VISTA, California — Tennessee Williams memory play The Glass Menagerie still resonates after all these years. It opened in Chicago in 1944 and subsequently moved to The Playhouse Theatre in New York in 1945. It went on to win the New York Drama Critics Awards. It is currently in a sobering, yet oft-times superficially funny production in Broadway Vista Theatre (‘The biggest Little Theatre’) through March 22nd.
The play is set in the St. Louis apartment of Amanda Wingfield (Terri Park) and her two adult children, Laura (Marisa Taylor Scott) and Tom (Tim Baran). The time is 1937 and the country was in the middle of the depression.
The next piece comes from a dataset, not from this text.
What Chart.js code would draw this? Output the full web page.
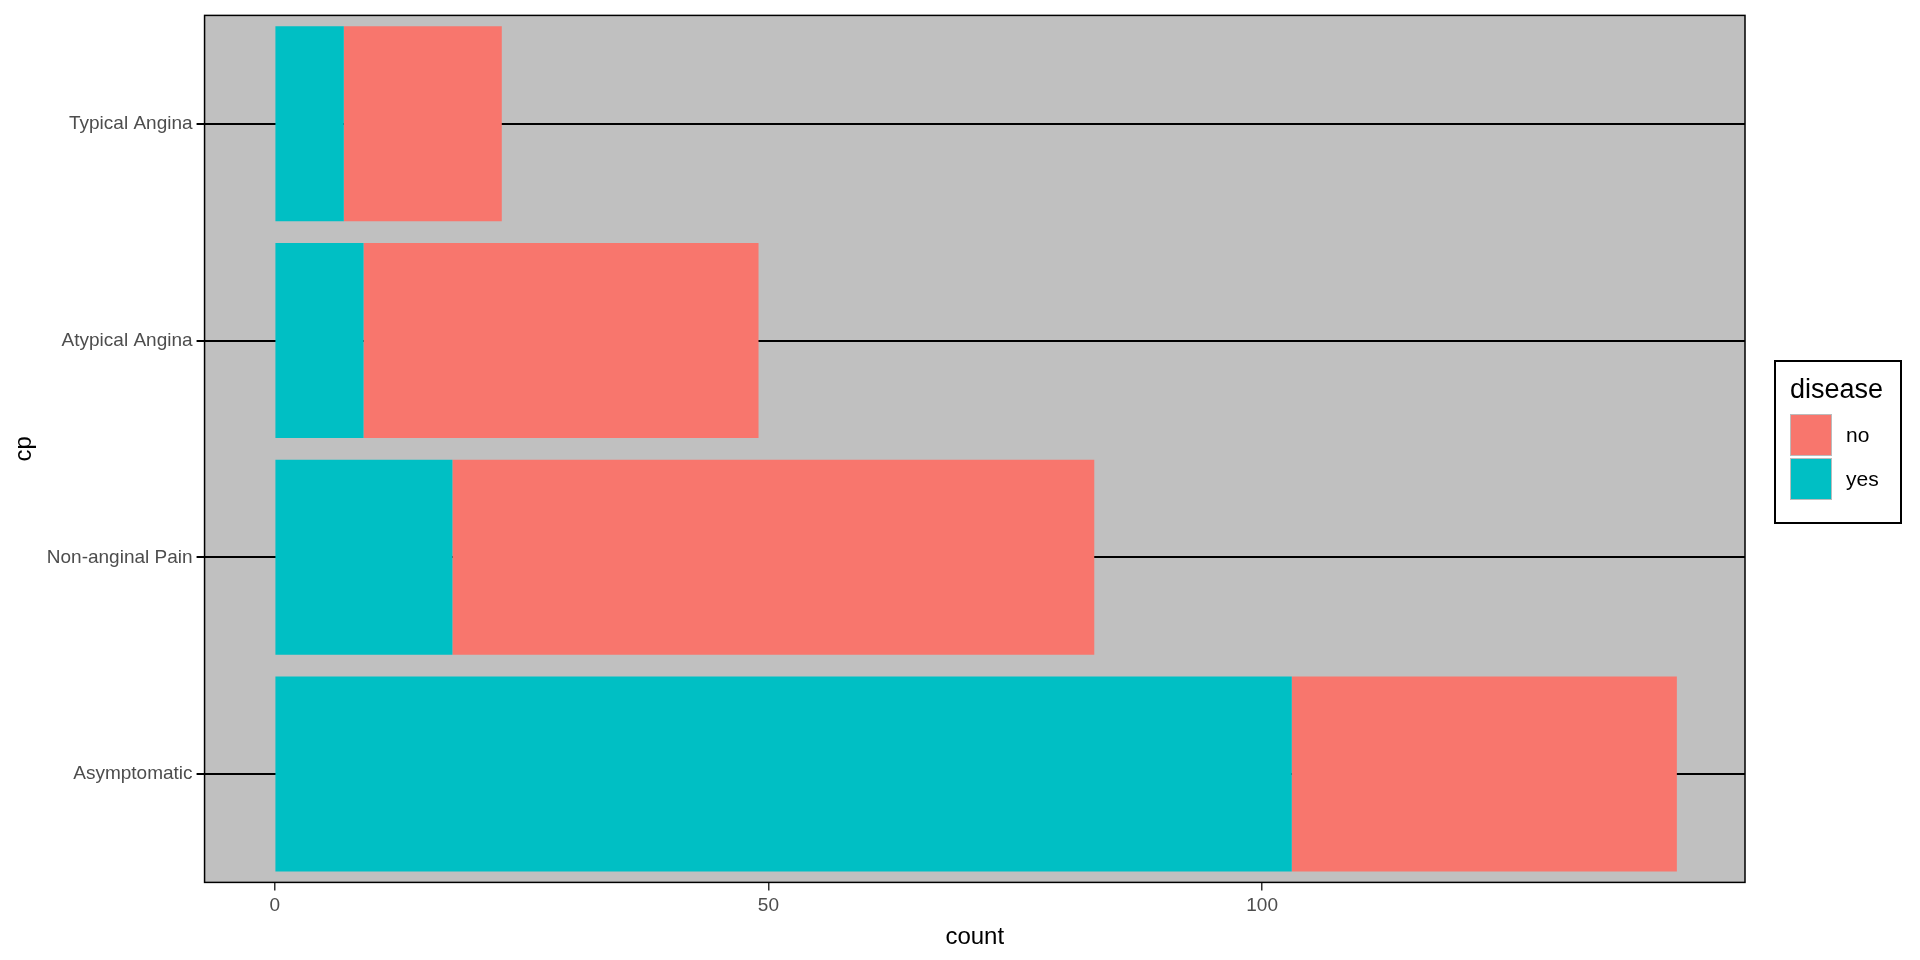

Tom works in a shoe factory (Williams sold shoes for a time) and Amanda sells magazine subscriptions from her home, much beneath her status as a genteel Southern belle when a young girl.
Money is tight but hope springs eternal for Amanda, the faded yet once popular belle, as she glides around their apartment recalling her glory days as a teen growing up in the south. Her repeating and reliving her past encounters with her own ‘gentlemen callers’(seventeen in one day) fascinates Laura, who longs for a gentleman caller of her own, but it annoys the hell out of Tom.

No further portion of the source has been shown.